• INFORMATION GIVEN:
——————
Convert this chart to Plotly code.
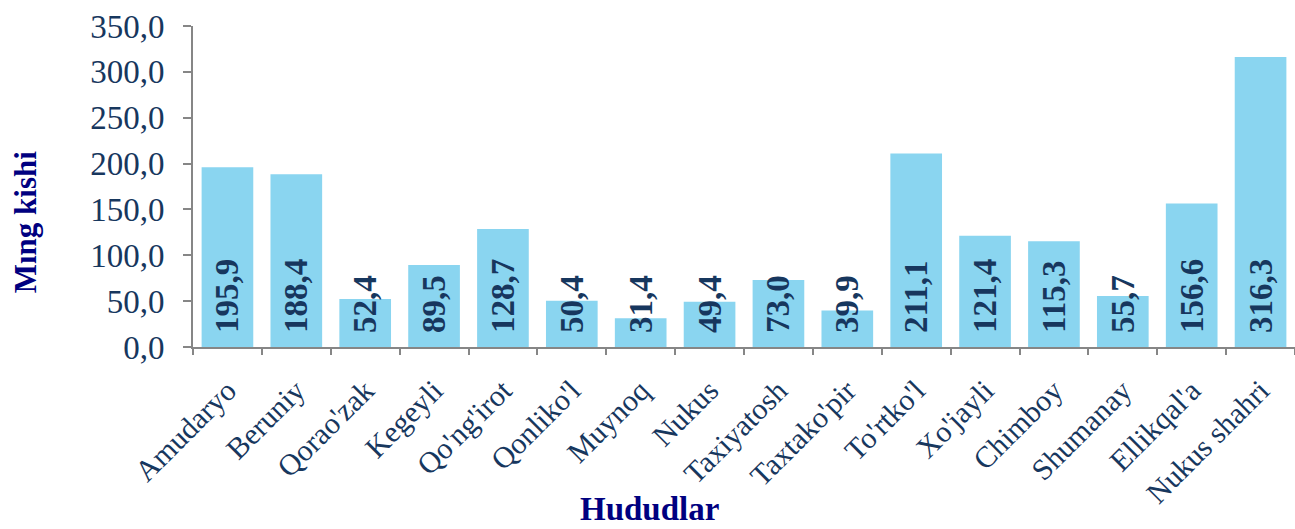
import plotly.graph_objects as go

categories = ["Amudaryo", "Beruniy", "Qorao'zak", "Kegeyli", "Qo'ng'irot", "Qonliko'l",
              "Muynoq", "Nukus", "Taxiyatosh", "Taxtako'pir", "To'rtko'l", "Xo'jayli",
              "Chimboy", "Shumanay", "Ellikqal'a", "Nukus shahri"]
values = [195.9, 188.4, 52.4, 89.5, 128.7, 50.4, 31.4, 49.4, 73.0, 39.9,
          211.1, 121.4, 115.3, 55.7, 156.6, 316.3]
y_ticks = [0, 50, 100, 150, 200, 250, 300, 350]

FONT = "Liberation Serif"
TICK_COLOR = "#17375E"
TITLE_COLOR = "#000080"
AXIS_COLOR = "#868686"

fig = go.Figure(go.Bar(
    x=categories, y=values,
    marker=dict(color="#8AD5F0", line=dict(width=0)),
    texttemplate="\u00a0\u200a<b>%{y:.1f}</b>",
    textposition="inside",
    insidetextanchor="start",
    textangle=-90,
    textfont=dict(family=FONT, size=33, color=TICK_COLOR),
    cliponaxis=False,
    hoverinfo="skip",
))

fig.update_layout(
    width=1295, height=529,
    margin=dict(l=193, r=0, t=26, b=182),
    plot_bgcolor="white", paper_bgcolor="white",
    separators=", ",
    bargap=0.25,
    showlegend=False,
    uniformtext=dict(minsize=33, mode="show"),
    font=dict(family=FONT, color=TICK_COLOR),
    annotations=[
        dict(text="<b>Mıng kishi</b>", xref="paper", yref="paper",
             x=-0.152, y=0.39, textangle=-90, showarrow=False,
             xanchor="center", yanchor="middle",
             font=dict(family=FONT, size=31, color=TITLE_COLOR)),
        dict(text="<b>Hududlar</b>", xref="paper", yref="paper",
             x=0.4147, y=-0.564, showarrow=False,
             xanchor="center", yanchor="bottom", borderpad=0,
             font=dict(family=FONT, size=33, color=TITLE_COLOR)),
    ],
)

fig.update_xaxes(
    tickangle=-45,
    tickfont=dict(family=FONT, size=30, color=TICK_COLOR),
    ticklabelstandoff=12,
    showline=True, linecolor=AXIS_COLOR, linewidth=2,
    ticks="outside", tickson="boundaries", ticklen=6, tickwidth=2, tickcolor=AXIS_COLOR,
    showgrid=False,
    automargin=False,
)

fig.update_yaxes(
    range=[0, 350],
    tickvals=y_ticks,
    tickformat=".1f",
    tickfont=dict(family=FONT, size=33, color=TICK_COLOR),
    ticklabelstandoff=12,
    showline=True, linecolor=AXIS_COLOR, linewidth=2,
    ticks="outside", ticklen=8, tickwidth=2, tickcolor=AXIS_COLOR,
    showgrid=False, zeroline=False,
    automargin=False,
)

fig.write_html("out.html", config={"displayModeBar": False},
               post_script="document.body.style.margin='0';")
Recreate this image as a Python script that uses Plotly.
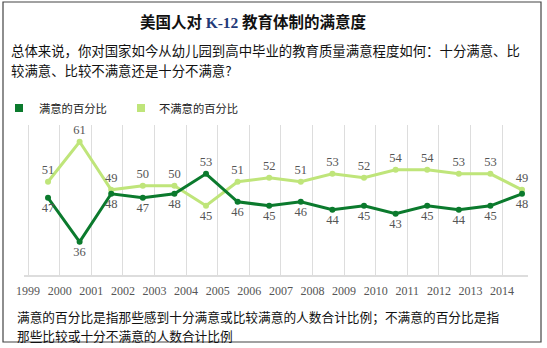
import plotly.graph_objects as go

years = list(range(1999, 2015))
satisfied = [47, 36, 48, 47, 48, 53, 46, 45, 46, 44, 45, 43, 45, 44, 45, 48]
dissatisfied = [51, 61, 49, 50, 50, 45, 51, 52, 51, 53, 52, 54, 54, 53, 53, 49]
year_labels = [str(y) for y in years]

title_a = "美国人对 "
title_k = "K-12"
title_b = " 教育体制的满意度"
subtitle_1 = "总体来说，你对国家如今从幼儿园到高中毕业的教育质量满意程度如何：十分满意、比"
subtitle_2 = "较满意、比较不满意还是十分不满意?"
legend_names = ["满意的百分比", "不满意的百分比"]
note_1 = "满意的百分比是指那些感到十分满意或比较满意的人数合计比例；不满意的百分比是指"
note_2 = "那些比较或十分不满意的人数合计比例"

DARK = "#0B7A2D"
LIGHT = "#BFE57A"
W, H = 547, 348
L, R, T, B = 24, 528, 125, 275
OFFSET = 0.63  # points sit between year gridlines

def px(x):
    return (x - L) / (R - L)

def py(y):
    return (B - y) / (B - T)

def positions(a, b):
    return ["top center" if v >= w else "bottom center" for v, w in zip(a, b)]

xs = [y + OFFSET for y in years]
CJK = "Noto Sans CJK SC"
SERIF = "Liberation Serif"

fig = go.Figure()
fig.add_trace(go.Scatter(
    x=xs, y=dissatisfied, mode="lines+markers+text", name=legend_names[1],
    line=dict(color=LIGHT, width=3), marker=dict(color=LIGHT, size=6),
    text=[str(v) for v in dissatisfied], textposition=positions(dissatisfied, satisfied),
    textfont=dict(family=SERIF, size=12.5, color="#555"), cliponaxis=False,
))
fig.add_trace(go.Scatter(
    x=xs, y=satisfied, mode="lines+markers+text", name=legend_names[0],
    line=dict(color=DARK, width=3), marker=dict(color=DARK, size=6),
    text=[str(v) for v in satisfied], textposition=positions(satisfied, dissatisfied),
    textfont=dict(family=SERIF, size=12.5, color="#555"), cliponaxis=False,
))

annotations = [
    dict(x=px(10), y=py(50), text=subtitle_1),
    dict(x=px(10), y=py(70), text=subtitle_2),
    dict(x=px(16), y=py(316.2), text=note_1),
    dict(x=px(16), y=py(335.0), text=note_2),
]
for a in annotations:
    a.update(xref="paper", yref="paper", xanchor="left", yanchor="middle", align="left",
             showarrow=False, borderpad=0, font=dict(family=CJK, size=13.4, color="#111"))
annotations[2]["font"]["size"] = 12.7
annotations[3]["font"]["size"] = 12.7

for name, tx in zip(legend_names, [37, 157]):
    annotations.append(dict(x=px(tx), y=py(108), text=name, xref="paper", yref="paper",
                            xanchor="left", yanchor="middle", showarrow=False,
                            font=dict(family=CJK, size=11.3, color="#222")))

shapes = []
for color, sx in zip([DARK, LIGHT], [15, 137]):
    shapes.append(dict(type="rect", xref="paper", yref="paper",
                       x0=px(sx), x1=px(sx + 8), y0=py(112), y1=py(104),
                       fillcolor=color, line=dict(width=0)))
shapes.append(dict(type="rect", xref="paper", yref="paper",
                   x0=px(3), x1=px(541), y0=py(342), y1=py(2),
                   line=dict(color="#444", width=1.2), fillcolor="rgba(0,0,0,0)", layer="below"))

fig.update_layout(
    width=W, height=H,
    margin=dict(l=L, r=W - R, t=T, b=H - B),
    paper_bgcolor="white", plot_bgcolor="white",
    showlegend=False,
    title=dict(
        text=f"<b>{title_a}<span style='color:#1F3A78;font-family:Liberation Serif'>{title_k}</span>{title_b}</b>",
        x=253 / W, y=1 - 23 / H, xref="container", yref="container",
        xanchor="center", yanchor="middle",
        font=dict(family=CJK, size=15.5, color="#111"),
    ),
    xaxis=dict(
        range=[1998.87, 2014.82], tickmode="array", tickvals=years, ticktext=year_labels,
        showgrid=True, gridcolor="#DDDDDD", gridwidth=1, zeroline=False,
        showline=True, linecolor="#DDDDDD", linewidth=2, ticks="",
        tickfont=dict(family=SERIF, size=12, color="#555"), ticklabelstandoff=4,
    ),
    yaxis=dict(range=[27.7, 65.2], visible=False, showgrid=False, zeroline=False),
    annotations=annotations,
    shapes=shapes,
)

fig.write_html("out.html")
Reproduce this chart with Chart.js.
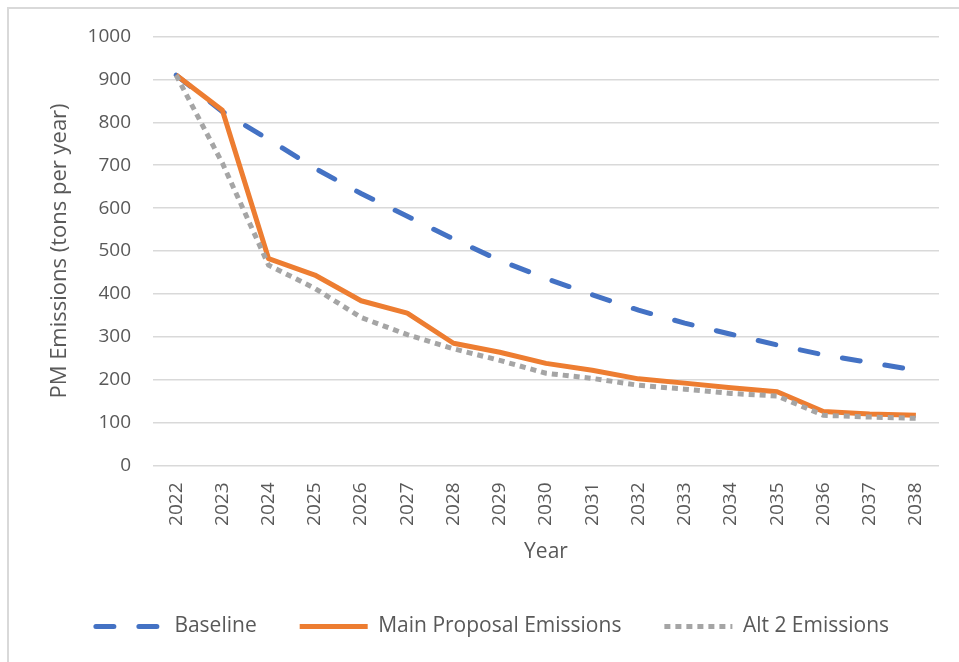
<!DOCTYPE html>
<html>
<head>
<meta charset="utf-8">
<script src="https://cdn.jsdelivr.net/npm/chart.js@4.4.0/dist/chart.umd.min.js"></script>
<style>
    html, body { margin: 0; padding: 0; background: #fff; overflow: hidden; }
    #frame { position: absolute; left: 7px; top: 7px; width: 1000px; height: 1000px; border: 2px solid #d9d9d9; }
    #wrap { position: absolute; left: 0; top: 0; width: 959px; height: 662px; }
</style>
</head>
<body>
<div id="frame"></div>
<div id="wrap"><canvas id="myChart"></canvas></div>
<script>
// data
const years = ['2022', '2023', '2024', '2025', '2026', '2027', '2028', '2029', '2030',
    '2031', '2032', '2033', '2034', '2035', '2036', '2037', '2038'];
const baseline = [910, 825, 760, 693, 634, 581, 528, 478, 436, 398, 362, 332, 306, 281, 258, 240, 222];
const mainProposal = [910, 828, 482, 444, 384, 355, 285, 264, 238, 222, 202, 192, 181, 172, 126, 120, 117];
const alt2 = [910, 705, 467, 413, 345, 305, 272, 245, 215, 203, 187, 178, 168, 162, 117, 113, 110];
const yTicks = [0, 100, 200, 300, 400, 500, 600, 700, 800, 900, 1000];

const textColor = '#595959';
const gridColor = '#d9d9d9';
const fontFamily = '"Open Sans", sans-serif';

let data = {
    labels: years,
    datasets: [{
        label: 'Baseline',
        data: baseline,
        borderColor: '#4472c4',
        backgroundColor: '#4472c4',
        borderWidth: 5,
        borderDash: [18, 25],
        borderCapStyle: 'round',
        order: 2
    }, {
        label: 'Main Proposal Emissions',
        data: mainProposal,
        borderColor: '#ed7d31',
        backgroundColor: '#ed7d31',
        borderWidth: 5,
        borderJoinStyle: 'round',
        order: 1
    }, {
        label: 'Alt 2 Emissions',
        data: alt2,
        borderColor: '#a5a5a5',
        backgroundColor: '#a5a5a5',
        borderWidth: 5,
        borderDash: [6, 5],
        order: 0
    }]
};

// legend items keep the dash style of their line
function legendLabels(chart) {
    let items = Chart.defaults.plugins.legend.labels.generateLabels(chart);
    items.forEach((item) => {
        let ds = chart.data.datasets[item.datasetIndex];
        item.lineDash = ds.borderDash || [];
        item.lineCap = ds.borderCapStyle || 'butt';
        item.lineWidth = ds.borderWidth;
        item.strokeStyle = ds.borderColor;
    });
    return items;
}

const config = {
    type: 'line',
    data: data,
    options: {
        responsive: true,
        maintainAspectRatio: false,
        animation: false,
        layout: { padding: { left: 46, right: 20, top: 36.5, bottom: 15 } },
        elements: {
            point: { radius: 0, hoverRadius: 0 },
            line: { tension: 0 }
        },
        scales: {
            x: {
                offset: true,
                grid: { display: false },
                border: { display: false },
                ticks: {
                    autoSkip: false,
                    minRotation: 90,
                    maxRotation: 90,
                    padding: 9,
                    color: textColor,
                    font: { family: fontFamily, size: 19 }
                },
                title: {
                    display: true,
                    text: 'Year',
                    color: textColor,
                    font: { family: fontFamily, size: 21 },
                    padding: { top: 0, bottom: 8.4 }
                },
                afterFit: (scale) => { scale.height = 107.5; }
            },
            y: {
                min: 0,
                max: 1000,
                border: { display: false },
                grid: { color: gridColor, lineWidth: 1.5, drawTicks: false },
                afterBuildTicks: (scale) => { scale.ticks = yTicks.map(v => ({ value: v })); },
                ticks: {
                    padding: 22,
                    color: textColor,
                    font: { family: fontFamily, size: 19 },
                    callback: (value) => String(value)
                },
                title: {
                    display: true,
                    text: 'PM Emissions (tons per year)',
                    color: textColor,
                    font: { family: fontFamily, size: 22 },
                    padding: { top: 0.8, bottom: 0 }
                },
                afterFit: (scale) => { scale.width = 107; }
            }
        },
        plugins: {
            legend: {
                position: 'bottom',
                labels: {
                    usePointStyle: true,
                    pointStyle: 'line',
                    pointStyleWidth: 68,
                    padding: 43,
                    color: textColor,
                    font: { family: fontFamily, size: 21 },
                    sort: (a, b) => a.datasetIndex - b.datasetIndex,
                    generateLabels: legendLabels
                }
            },
            tooltip: { enabled: false }
        }
    }
};

let myChart = new Chart(document.getElementById('myChart'), config);
</script>
</body>
</html>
——————
• WRITTEN INSTRUCTION:
Find the lines holding "this" and list every one.

• REPLY:
Convert this chart to Plotly code.
Recreate this image as a Python script that uses Plotly.
Reproduce this chart with Chart.js.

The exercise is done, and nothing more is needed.